Pode uma canção crescer, crescer e... entrar num beco sem saída e nunca ser verdadeiramente canção? Pode, claro. Este disco abre com uma dessas, e tem outras. Há por aqui um assumido desejo de contenção, que acaba por se transformar na armadilha que corta as asas à segunda aventura de Márcia em disco grande. É pena, porque, pelo que já fez, podia, devia e merecia fazer melhor. Sintomática é a escolha de “Deixa-me Ir” para primeiro single, canção mortiça, que só ganha força no clip de Miguel Gonçalves Mendes (José e Pilar), melancólica panorâmica sobre um “país que definha” às mãos da troika. Márcia, convém lembrar, chega a este disco com dois trunfos de peso: o êxito de “A Pele Que Há em Mim”, com JP Simões, e a autoria de “Até ao Verão”, o single de promoção do mais recente Ana Moura. Daí a expectativa, depois de uma estreia muito promissora (Dá, 2010). Deste novo capítulo esperar-se-ia mais que canções bonitas, ambientes de grande beleza e sofisticação (“Desmazelo”), poemas consistentes. Tudo competente, muito certinho, sim, mas mediano, sem a vontade de voar mais alto, sem que isso significasse sair do registo. “Delicado”, na mesma linha de “Até ao Verão”, vai por aí, mas pouco acompanhado.
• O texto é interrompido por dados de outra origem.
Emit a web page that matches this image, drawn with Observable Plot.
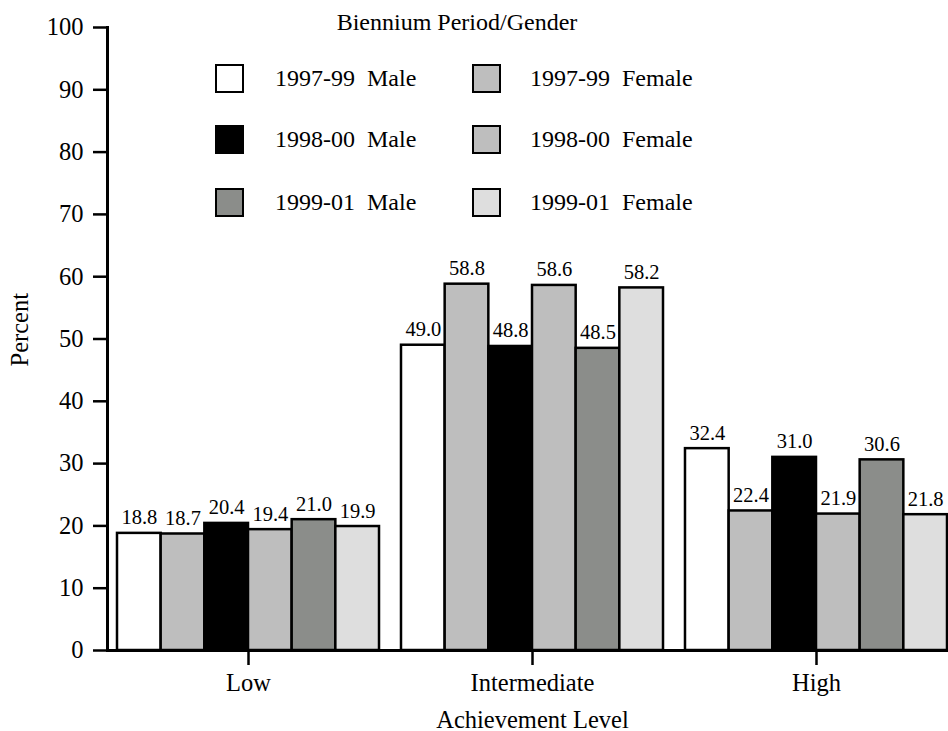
<!DOCTYPE html>
<html>
<head>
<meta charset="utf-8">
<script src="https://cdn.jsdelivr.net/npm/d3@7"></script>
<script src="https://cdn.jsdelivr.net/npm/@observablehq/plot@0.6"></script>
<style>
  html, body { margin: 0; padding: 0; background: #fff; }
  #wrap { position: relative; width: 948px; height: 731px; overflow: hidden; font-family: "Liberation Serif", "Times New Roman", serif; color: #000; }
  #wrap svg { display: block; }
  #legend { position: absolute; left: 0; top: 0; width: 948px; height: 230px; pointer-events: none; }
  .ltitle { position: absolute; top: 9px; left: 0; width: 914px; text-align: center; font-size: 24px; line-height: 26px; }
  .litem { position: absolute; height: 29px; display: flex; align-items: center; font-size: 24px; white-space: pre; word-spacing: 6px; }
  .sw { box-sizing: border-box; width: 29px; height: 29px; border: 2.5px solid #000; flex: none; }
</style>
</head>
<body>
<div id="wrap"><div id="legend"></div></div>
<script>
const levels = ["Low", "Intermediate", "High"];
const series = ["1997-99 Male", "1997-99 Female", "1998-00 Male", "1998-00 Female", "1999-01 Male", "1999-01 Female"];
const lowValues = [18.8, 18.7, 20.4, 19.4, 21.0, 19.9];
const intermediateValues = [49.0, 58.8, 48.8, 58.6, 48.5, 58.2];
const highValues = [32.4, 22.4, 31.0, 21.9, 30.6, 21.8];
const seriesColors = ["#ffffff", "#bebebe", "#000000", "#bebebe", "#8b8d8a", "#dedede"];
const yTicks = [0, 10, 20, 30, 40, 50, 60, 70, 80, 90, 100];
const legendTitle = "Biennium Period/Gender";
const xTitle = "Achievement Level";
const yTitle = "Percent";

const valuesByLevel = [lowValues, intermediateValues, highValues];
const data = levels.flatMap((level, i) =>
  series.map((s, j) => ({level, series: s, value: valuesByLevel[i][j]}))
);

const chart = Plot.plot({
  width: 948,
  height: 731,
  marginTop: 27,
  marginBottom: 81,
  marginLeft: 107,
  marginRight: -9,
  style: {fontFamily: "Liberation Serif, Times New Roman, serif", color: "#000", background: "transparent", fontSize: "24px", overflow: "hidden"},
  fx: {domain: levels, paddingInner: 0.007, paddingOuter: 0, round: false},
  x: {domain: series, padding: 0, axis: null, round: false, insetLeft: 10, insetRight: 10},
  y: {domain: [0, 100]},
  color: {domain: series, range: seriesColors},
  marks: [
    Plot.barY(data, {fx: "level", x: "series", y: "value", fill: "series", stroke: "#000", strokeWidth: 2.5}),
    Plot.text(data, {fx: "level", x: "series", y: "value", text: d => d.value.toFixed(1), lineAnchor: "bottom", dy: -9, fontSize: 20.5, fill: "#000"}),
    Plot.axisY({ticks: yTicks, tickFormat: d => String(d), tickSize: 14, tickPadding: 10, strokeWidth: 2.5, fontSize: 24.5, label: null}),
    Plot.text([{level: levels[0], label: yTitle}], {fx: "level", text: "label", frameAnchor: "left", rotate: -90, dx: -87.5, dy: 27.5, fontSize: 24.5, fill: "#000"}),
    Plot.axisFx({anchor: "bottom", tickSize: 15, tickPadding: 8, strokeWidth: 2.5, fontSize: 24.5,
      label: xTitle, labelAnchor: "center", labelOffset: 77, labelArrow: "none"}),
    Plot.frame({anchor: "left", facet: "super", strokeWidth: 3, stroke: "#000"}),
    Plot.frame({anchor: "bottom", facet: "super", strokeWidth: 3, stroke: "#000"})
  ]
});
document.getElementById("wrap").prepend(chart);

// Legend (HTML overlay, built from the series / colour arrays)
const legend = document.getElementById("legend");
const t = document.createElement("div");
t.className = "ltitle";
t.textContent = legendTitle;
legend.appendChild(t);
const colSwatchX = [215, 472];
const colGap = [31, 29];
const rowTops = [64, 125, 188];
series.forEach((s, i) => {
  const col = i % 2, row = Math.floor(i / 2);
  const item = document.createElement("div");
  item.className = "litem";
  item.style.left = colSwatchX[col] + "px";
  item.style.top = rowTops[row] + "px";
  const sw = document.createElement("div");
  sw.className = "sw";
  sw.style.background = seriesColors[i];
  sw.style.marginRight = colGap[col] + "px";
  const lab = document.createElement("span");
  lab.textContent = s;
  item.appendChild(sw);
  item.appendChild(lab);
  legend.appendChild(item);
});
</script>
</body>
</html>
Luísa Sobral - There's a Flower in My Bedroom ****


E no fim foram tristes para sempre. Tristes mas felizes. É assim este disco: histórias de amor que acabam sempre mal, mas que nos são contadas com alegria. Por exemplo, ‘As The Night Comes Alone’ fala-nos de uma rapariga que imagina coisas, namorados mais precisamente, mas que na realidade vive na mais absoluta solidão. Acham que isto nos é contado com choraminguices? Qual quê!? Swing e mais swing e um tralala final que até abana. E (quase) todo o disco é assim. Triste por dentro, alegre por fora. Porque – nota-se – estas 17 (!) canções devem ter dado um gozo do caraças a compor e a gravar. E só isso bastaria para ganhar o desafio do segundo disco. Depois do sucesso (mesmo internacional, helas) da estreia com There’s a Cherry On My Cake (2011), Luísa Sobral resolveu dar um passo atrás e as canções estão agora mais expostas na sua estrutura: há jazz mais jazz (‘The Letter I Won’t Send’) e pop só pop (‘Mom Says’). E mesmo coisas que parecem saídas de um Brasil pré-bossa (‘Inês’, com António Zambujo, ou “Quando Te Vi”). Há convidados estratégicos (Jamie Cullum) e outros que alargam horizontes (Mário Laginha) e a estranha pronúncia de Luísa, seja em português ou inglês. Ligeirinho? Sim, e qual é o problema?